Theorem ln_inv : forall x y:R, 0 < x -> 0 < y -> ln x = ln y -> x = y.

Theorem ln_mult : forall x y:R, 0 < x -> 0 < y -> ln (x * y) = ln x + ln y.

Theorem ln_Rinv : forall x:R, 0 < x -> ln (/ x) = - ln x.

Theorem ln_continue :
forall y:R, 0 < y -> continue_in ln (fun x:R => 0 < x) y.

# Definition of Rpower

Definition Rpower (x y:R) := exp (y * ln x).

Infix Local "^R" := Rpower (at level 30, right associativity) : R_scope.

# Properties of Rpower

Note: Rpower is prolongated to 1 on negative real numbers and it thus does not extend integer power. The next two lemmas, which hold for integer power, accidentally hold on negative real numbers as a side effect of the default value taken on negative real numbers. Contrastingly, the lemmas that do not hold for the integer power of a negative number are stated for Rpower on the positive numbers only (even if they accidentally hold due to the default value of Rpower on the negative side, as it is the case for Rpower_O).

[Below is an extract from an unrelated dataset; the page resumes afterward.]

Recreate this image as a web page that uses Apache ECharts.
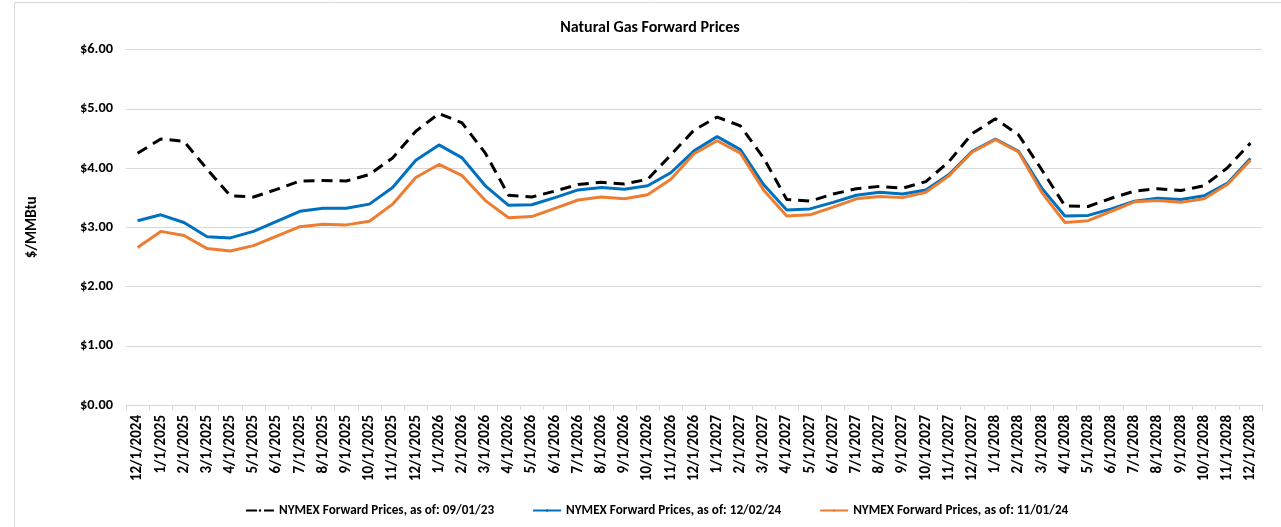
<!DOCTYPE html>
<html>
<head>
<meta charset="utf-8">
<script src="https://cdn.jsdelivr.net/npm/echarts@6/dist/echarts.min.js"></script>
<style>
  html, body { margin: 0; padding: 0; background: #fff; }
  #main { width: 1281px; height: 527px; }
</style>
</head>
<body>
<div id="main"></div>
<script>
// 月份标签
var months = [
  '12/1/2024', '1/1/2025', '2/1/2025', '3/1/2025', '4/1/2025', '5/1/2025', '6/1/2025',
  '7/1/2025', '8/1/2025', '9/1/2025', '10/1/2025', '11/1/2025', '12/1/2025',
  '1/1/2026', '2/1/2026', '3/1/2026', '4/1/2026', '5/1/2026', '6/1/2026',
  '7/1/2026', '8/1/2026', '9/1/2026', '10/1/2026', '11/1/2026', '12/1/2026',
  '1/1/2027', '2/1/2027', '3/1/2027', '4/1/2027', '5/1/2027', '6/1/2027',
  '7/1/2027', '8/1/2027', '9/1/2027', '10/1/2027', '11/1/2027', '12/1/2027',
  '1/1/2028', '2/1/2028', '3/1/2028', '4/1/2028', '5/1/2028', '6/1/2028',
  '7/1/2028', '8/1/2028', '9/1/2028', '10/1/2028', '11/1/2028', '12/1/2028'
];

// NYMEX 09/01/23
var prices090123 = [
  4.25, 4.49, 4.45, 3.98, 3.53, 3.51, 3.64, 3.78, 3.79, 3.78, 3.89, 4.17, 4.62,
  4.92, 4.76, 4.25, 3.54, 3.51, 3.61, 3.72, 3.76, 3.73, 3.81, 4.22, 4.64,
  4.86, 4.71, 4.17, 3.47, 3.44, 3.56, 3.65, 3.69, 3.66, 3.77, 4.11, 4.58,
  4.83, 4.56, 3.97, 3.36, 3.35, 3.49, 3.61, 3.65, 3.62, 3.70, 4.00, 4.42
];

// NYMEX 12/02/24
var prices120224 = [
  3.11, 3.21, 3.08, 2.84, 2.82, 2.93, 3.10, 3.27, 3.32, 3.32, 3.39, 3.67, 4.13,
  4.39, 4.17, 3.70, 3.37, 3.38, 3.50, 3.63, 3.67, 3.64, 3.70, 3.92, 4.29,
  4.53, 4.31, 3.72, 3.29, 3.31, 3.42, 3.54, 3.59, 3.56, 3.63, 3.89, 4.28,
  4.49, 4.28, 3.66, 3.19, 3.20, 3.31, 3.44, 3.49, 3.47, 3.53, 3.74, 4.16
];

// NYMEX 11/01/24
var prices110124 = [
  2.66, 2.93, 2.86, 2.64, 2.60, 2.69, 2.85, 3.01, 3.05, 3.04, 3.10, 3.39, 3.84,
  4.06, 3.87, 3.45, 3.16, 3.18, 3.32, 3.46, 3.51, 3.48, 3.55, 3.81, 4.24,
  4.46, 4.25, 3.63, 3.19, 3.21, 3.34, 3.48, 3.52, 3.50, 3.59, 3.87, 4.27,
  4.48, 4.27, 3.59, 3.08, 3.11, 3.27, 3.43, 3.45, 3.42, 3.48, 3.72, 4.13
];

var seriesNames = [
  'NYMEX Forward Prices, as of: 09/01/23',
  'NYMEX Forward Prices, as of: 12/02/24',
  'NYMEX Forward Prices, as of: 11/01/24'
];

var font = 'Carlito, "Open Sans", sans-serif';

var myChart = echarts.init(document.getElementById('main'));
var option = {
  backgroundColor: '#fff',
  animation: false,
  graphic: [{
    type: 'rect',
    shape: { x: 14.5, y: 2.5, width: 1300, height: 600 },
    style: { fill: 'none', stroke: '#d9d9d9', lineWidth: 1 },
    silent: true
  }],
  title: {
    text: 'Natural Gas Forward Prices',
    left: 645,
    textAlign: 'center',
    top: 15,
    textStyle: { fontFamily: font, fontSize: 16, fontWeight: 'bold', color: '#000' }
  },
  grid: { left: 126, right: 19, top: 49.5, bottom: 122 },
  legend: {
    top: 499,
    left: 240,
    itemWidth: 28,
    itemHeight: 3,
    itemGap: 38,
    textStyle: { fontFamily: font, fontSize: 13.2, color: '#000', fontWeight: 'bold' },
    data: seriesNames
  },
  xAxis: {
    type: 'category',
    data: months,
    boundaryGap: true,
    axisLine: { lineStyle: { color: '#d9d9d9' } },
    axisTick: { show: true, lineStyle: { color: '#d9d9d9' }, length: 5 },
    axisLabel: {
      interval: 0,
      rotate: 90,
      margin: 10,
      fontFamily: font,
      fontSize: 15,
      fontWeight: 'bold',
      color: '#000'
    }
  },
  yAxis: {
    type: 'value',
    min: 0,
    max: 6,
    interval: 1,
    name: '$/MMBtu',
    nameLocation: 'middle',
    nameGap: 86,
    nameTextStyle: { fontFamily: font, fontSize: 15, fontWeight: 'bold', color: '#000' },
    axisLine: { show: false },
    axisTick: { show: false },
    splitLine: { lineStyle: { color: '#d9d9d9' } },
    axisLabel: {
      margin: 13,
      fontFamily: font,
      fontSize: 14.4,
      fontWeight: 'bold',
      color: '#000',
      formatter: function (v) { return '$' + v.toFixed(2); }
    }
  },
  series: [
    {
      name: seriesNames[0],
      type: 'line',
      data: prices090123,
      symbol: 'none',
      itemStyle: { color: '#000' },
      lineStyle: { color: '#000', width: 3, type: [11, 7] }
    },
    {
      name: seriesNames[1],
      type: 'line',
      data: prices120224,
      symbol: 'none',
      itemStyle: { color: '#0070c0' },
      lineStyle: { color: '#0070c0', width: 3 }
    },
    {
      name: seriesNames[2],
      type: 'line',
      data: prices110124,
      symbol: 'none',
      itemStyle: { color: '#ed7d31' },
      lineStyle: { color: '#ed7d31', width: 3 }
    }
  ]
};
myChart.setOption(option);
</script>
</body>
</html>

Theorem Rpower_plus : forall x y z:R, z ^R (x + y) = z ^R x * z ^R y.

Theorem Rpower_mult : forall x y z:R, (x ^R y) ^R z = x ^R (y * z).

Theorem Rpower_O : forall x:R, 0 < x -> x ^R 0 = 1.

Theorem Rpower_1 : forall x:R, 0 < x -> x ^R 1 = x.

Theorem Rpower_pow : forall (n:nat) (x:R), 0 < x -> x ^R INR n = x ^ n.

Theorem Rpower_lt :
forall x y z:R, 1 < x -> 0 <= y -> y < z -> x ^R y < x ^R z.

Theorem Rpower_sqrt : forall x:R, 0 < x -> x ^R (/ 2) = sqrt x.

Theorem Rpower_Ropp : forall x y:R, x ^R (- y) = / x ^R y.

Theorem Rle_Rpower :
forall e n m:R, 1 < e -> 0 <= n -> n <= m -> e ^R n <= e ^R m.

Theorem ln_lt_2 : / 2 < ln 2.

# Differentiability of Ln and Rpower

Theorem limit1_ext :
forall (f g:R -> R) (D:R -> Prop) (l x:R),
(forall x:R, D x -> f x = g x) -> limit1_in f D l x -> limit1_in g D l x.

Theorem limit1_imp :
forall (f:R -> R) (D D1:R -> Prop) (l x:R),
(forall x:R, D1 x -> D x) -> limit1_in f D l x -> limit1_in f D1 l x.

Theorem Rinv_Rdiv : forall x y:R, x <> 0 -> y <> 0 -> / (x / y) = y / x.

Theorem Dln : forall y:R, 0 < y -> D_in ln Rinv (fun x:R => 0 < x) y.

Lemma derivable_pt_lim_ln : forall x:R, 0 < x -> derivable_pt_lim ln x (/ x).

Theorem D_in_imp :
forall (f g:R -> R) (D D1:R -> Prop) (x:R),
(forall x:R, D1 x -> D x) -> D_in f g D x -> D_in f g D1 x.

Theorem D_in_ext :
forall (f g h:R -> R) (D:R -> Prop) (x:R),
f x = g x -> D_in h f D x -> D_in h g D x.

Theorem Dpower :
forall y z:R,
0 < y ->
D_in (fun x:R => x ^R z) (fun x:R => z * x ^R (z - 1)) (
fun x:R => 0 < x) y.

Theorem derivable_pt_lim_power :
forall x y:R,
0 < x -> derivable_pt_lim (fun x => x ^R y) x (y * x ^R (y - 1)).